OK.  I'm gonna get off shift, get a good nights' sleep after all this fire, then FINISH all the siding.
Nope... "Up in Wildomar there are people running down the streets while their houses burn down" (We are one of the few local resources capable of fighting fire from the air at night)

  It's hard to get pics through the NVG's.  Here's without--



     LOOONG night, here's next morning when I should have been working on the siding

   

    Ughh...That's one dirty copter.

   Got off work at noon---18 hours late.  Committed to a neighborhood Halloween party that would have been a faux pas to miss---go home and rest or get the siding done?  Elected to do the latter.

   

    I still have to box in the electric panels and do the rain gutters.  I wish there was a good way to hide the gas meters.  But, she's all insulated on all sides and top, all dual glazed windows, and ready for paint. 
    New builds are so much more fun than rebuilds.  Can't wait to be done with this to start the next ground up project
Find what you love and let it kill you.

flyingvan

  This tiny house used to be considered a condominium.  A guy had his house (since replaced with multi family unit) and four tiny houses.  The power came in to my unit where all the meters were then went off to respective sub panels.
   Now only two of the meters go to houses.  There's a third meter with 20a service that might have served common lighting before the condo agreement was dissolved.  So the challenge was, hide the giant service panel mounted to the tiny house.
   
    One of the meters feeds Andy's house down below mine.  His conduit ran under my eave on the front of the house.  Ugly.  I cut out a large corner of a series of 4x4's to make a sort of long box to hide that.
   

     Then boxed in that entire service panel.  The whole front is held on with some screw so if anyone has an issue with it I can pull it.  Access to the house breakers is easy behind a hinged door, and the meters just poke out.

     

      Around the corner is my sub panel. 
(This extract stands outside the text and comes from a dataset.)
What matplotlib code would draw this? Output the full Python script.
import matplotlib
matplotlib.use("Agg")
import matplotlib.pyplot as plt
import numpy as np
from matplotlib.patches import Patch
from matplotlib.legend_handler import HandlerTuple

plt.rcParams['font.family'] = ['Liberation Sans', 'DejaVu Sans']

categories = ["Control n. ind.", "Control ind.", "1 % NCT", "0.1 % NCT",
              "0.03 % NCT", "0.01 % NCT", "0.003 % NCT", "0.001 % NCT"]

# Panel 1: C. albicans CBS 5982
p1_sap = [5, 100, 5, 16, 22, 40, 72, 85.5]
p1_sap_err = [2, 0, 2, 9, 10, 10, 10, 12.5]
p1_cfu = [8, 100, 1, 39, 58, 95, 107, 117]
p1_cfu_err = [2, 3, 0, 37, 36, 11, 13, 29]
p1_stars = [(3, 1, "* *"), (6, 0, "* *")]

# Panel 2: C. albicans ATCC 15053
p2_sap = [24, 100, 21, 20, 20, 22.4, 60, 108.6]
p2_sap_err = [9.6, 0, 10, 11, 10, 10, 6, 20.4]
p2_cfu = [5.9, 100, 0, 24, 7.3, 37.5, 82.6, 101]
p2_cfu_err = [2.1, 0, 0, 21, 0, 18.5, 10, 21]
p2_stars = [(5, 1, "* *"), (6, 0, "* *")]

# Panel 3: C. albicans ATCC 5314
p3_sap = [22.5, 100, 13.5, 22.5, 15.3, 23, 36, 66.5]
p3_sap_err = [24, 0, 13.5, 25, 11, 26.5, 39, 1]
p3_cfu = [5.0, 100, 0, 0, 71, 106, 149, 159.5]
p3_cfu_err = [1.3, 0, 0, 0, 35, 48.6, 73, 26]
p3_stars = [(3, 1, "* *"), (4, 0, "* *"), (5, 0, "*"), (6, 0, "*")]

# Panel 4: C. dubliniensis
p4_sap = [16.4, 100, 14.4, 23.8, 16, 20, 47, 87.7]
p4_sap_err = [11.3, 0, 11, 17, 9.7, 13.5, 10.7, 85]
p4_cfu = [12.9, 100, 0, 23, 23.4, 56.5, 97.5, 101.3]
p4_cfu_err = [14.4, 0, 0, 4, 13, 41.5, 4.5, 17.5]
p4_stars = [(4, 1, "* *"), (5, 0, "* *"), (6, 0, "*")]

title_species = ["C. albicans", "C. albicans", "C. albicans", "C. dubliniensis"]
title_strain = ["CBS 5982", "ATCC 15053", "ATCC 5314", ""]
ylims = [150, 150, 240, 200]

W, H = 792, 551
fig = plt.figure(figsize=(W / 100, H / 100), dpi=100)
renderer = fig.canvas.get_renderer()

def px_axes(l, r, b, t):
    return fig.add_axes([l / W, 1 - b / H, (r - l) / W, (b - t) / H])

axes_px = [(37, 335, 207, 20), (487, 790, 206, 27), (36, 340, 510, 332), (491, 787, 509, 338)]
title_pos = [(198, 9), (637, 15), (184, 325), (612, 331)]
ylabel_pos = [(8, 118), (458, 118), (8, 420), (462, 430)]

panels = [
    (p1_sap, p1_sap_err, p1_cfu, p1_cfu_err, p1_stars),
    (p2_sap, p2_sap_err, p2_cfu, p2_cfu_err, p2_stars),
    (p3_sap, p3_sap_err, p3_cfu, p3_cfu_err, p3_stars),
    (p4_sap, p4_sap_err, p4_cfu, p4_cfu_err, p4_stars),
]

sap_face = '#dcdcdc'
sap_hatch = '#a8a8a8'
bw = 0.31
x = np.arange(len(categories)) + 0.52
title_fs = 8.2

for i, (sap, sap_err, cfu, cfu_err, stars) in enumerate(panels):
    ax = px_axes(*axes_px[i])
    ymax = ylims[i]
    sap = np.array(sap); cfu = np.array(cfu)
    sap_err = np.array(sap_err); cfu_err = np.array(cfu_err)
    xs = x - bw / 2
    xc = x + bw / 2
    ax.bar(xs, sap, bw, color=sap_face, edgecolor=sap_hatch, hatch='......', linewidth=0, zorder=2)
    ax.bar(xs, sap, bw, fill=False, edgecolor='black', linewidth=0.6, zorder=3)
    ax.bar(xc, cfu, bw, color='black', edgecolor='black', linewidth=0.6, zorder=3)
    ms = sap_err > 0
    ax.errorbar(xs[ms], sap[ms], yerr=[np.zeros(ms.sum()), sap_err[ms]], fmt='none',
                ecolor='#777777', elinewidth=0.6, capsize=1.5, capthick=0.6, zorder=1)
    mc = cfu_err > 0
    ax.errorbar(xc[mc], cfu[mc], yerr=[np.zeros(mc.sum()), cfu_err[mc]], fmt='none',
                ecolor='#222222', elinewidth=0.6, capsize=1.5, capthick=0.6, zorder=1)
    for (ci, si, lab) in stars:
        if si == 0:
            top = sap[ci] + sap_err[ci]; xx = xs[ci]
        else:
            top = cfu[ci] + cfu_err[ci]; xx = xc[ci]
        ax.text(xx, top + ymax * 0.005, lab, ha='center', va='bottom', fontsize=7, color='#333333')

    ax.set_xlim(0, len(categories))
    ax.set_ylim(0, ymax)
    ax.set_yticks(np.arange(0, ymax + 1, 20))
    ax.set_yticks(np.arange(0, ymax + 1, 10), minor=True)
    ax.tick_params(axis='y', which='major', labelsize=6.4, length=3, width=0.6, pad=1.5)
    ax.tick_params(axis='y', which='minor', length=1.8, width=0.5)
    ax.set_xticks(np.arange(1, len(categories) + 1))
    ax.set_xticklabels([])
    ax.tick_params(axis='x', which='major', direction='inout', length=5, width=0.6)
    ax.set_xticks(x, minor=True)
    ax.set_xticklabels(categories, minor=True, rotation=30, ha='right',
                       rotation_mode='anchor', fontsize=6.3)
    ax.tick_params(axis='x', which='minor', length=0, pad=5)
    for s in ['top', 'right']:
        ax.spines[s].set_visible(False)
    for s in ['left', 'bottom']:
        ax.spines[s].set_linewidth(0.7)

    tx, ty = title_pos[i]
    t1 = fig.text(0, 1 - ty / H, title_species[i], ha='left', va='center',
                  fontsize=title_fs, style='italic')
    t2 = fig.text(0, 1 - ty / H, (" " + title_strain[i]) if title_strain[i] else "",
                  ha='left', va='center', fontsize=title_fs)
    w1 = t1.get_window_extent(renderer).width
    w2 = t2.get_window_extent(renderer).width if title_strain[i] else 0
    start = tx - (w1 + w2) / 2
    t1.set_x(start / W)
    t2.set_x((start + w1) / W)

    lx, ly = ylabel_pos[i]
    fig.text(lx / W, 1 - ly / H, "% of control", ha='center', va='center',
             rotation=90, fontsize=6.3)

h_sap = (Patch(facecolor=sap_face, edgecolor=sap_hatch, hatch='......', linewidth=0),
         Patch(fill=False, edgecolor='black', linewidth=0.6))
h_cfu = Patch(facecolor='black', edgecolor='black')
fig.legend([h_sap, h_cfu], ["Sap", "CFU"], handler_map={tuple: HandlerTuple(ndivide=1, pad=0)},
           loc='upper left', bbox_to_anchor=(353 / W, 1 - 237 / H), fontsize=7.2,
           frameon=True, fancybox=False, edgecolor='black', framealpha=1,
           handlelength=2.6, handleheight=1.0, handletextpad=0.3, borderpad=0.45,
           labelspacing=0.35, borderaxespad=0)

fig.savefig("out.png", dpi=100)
      OCD ALERT---   This house a year ago had absolutely zero insulation.  Now all the walls and roof are well insulated---exception being behind the recessed-mount sub panel.  So, the box around it got insulated too.  I bet the net difference in the mild climate won't ever cover the cost for that 24" square of insulation, but I do like to think the whole place is buttoned up

     

     At the bottom of this picture you can see where I hid that 240v outlet.  The siding is screwed to a scrap of 2x6 that just friction fits into some framing. 
Find what you love and let it kill you.

flyingvan

    Got the rain gutters up.  In spite of liberal and meticulous use of silicone gutter sealant, every single joint dripped---I think through the rivets.  It would have dripped (nightly dew fall by the beach) right on the new concrete, so I dried it all out really good and sprayed 'Flex Seal' over the joints.  I like that stuff.  It seems to have sealed the seams.
    So ALMOST the last of the concrete work, always made difficult by needing to carry it all up the long staircase....   The side walk on the south side of the house had sunken (before I bought the house in 2005) when the water heater blew and ran overnight.  The challenge was leveling it all because it sloped up back to where it should be.  How do you transition it to zero?  at some point it's too thin for rebar and it will just crumble.  One option is to cut away old stuff and dig down.  I'm going to do the pour in two parts and pour a step over where it gets thin---the step (3 1/2") will make it easier to get in and out of the outdoor shower and facilitate drainage of water that makes it out of the shower.  It will turn the corner to below the stacked washer/dryer, important because my daughters can BARELY reach the buttons.  The step should make it easier to keep the area outside the W/D free of leaf litter, too, and when I have to slide the appliances out for service it will be easier.

   Rebar and wire is cheap---use lots of it.  Also since this is new concrete over old, visqueen was put down first.





   (this side was over dirt but put visqueen down anyway)



Find what you love and let it kill you.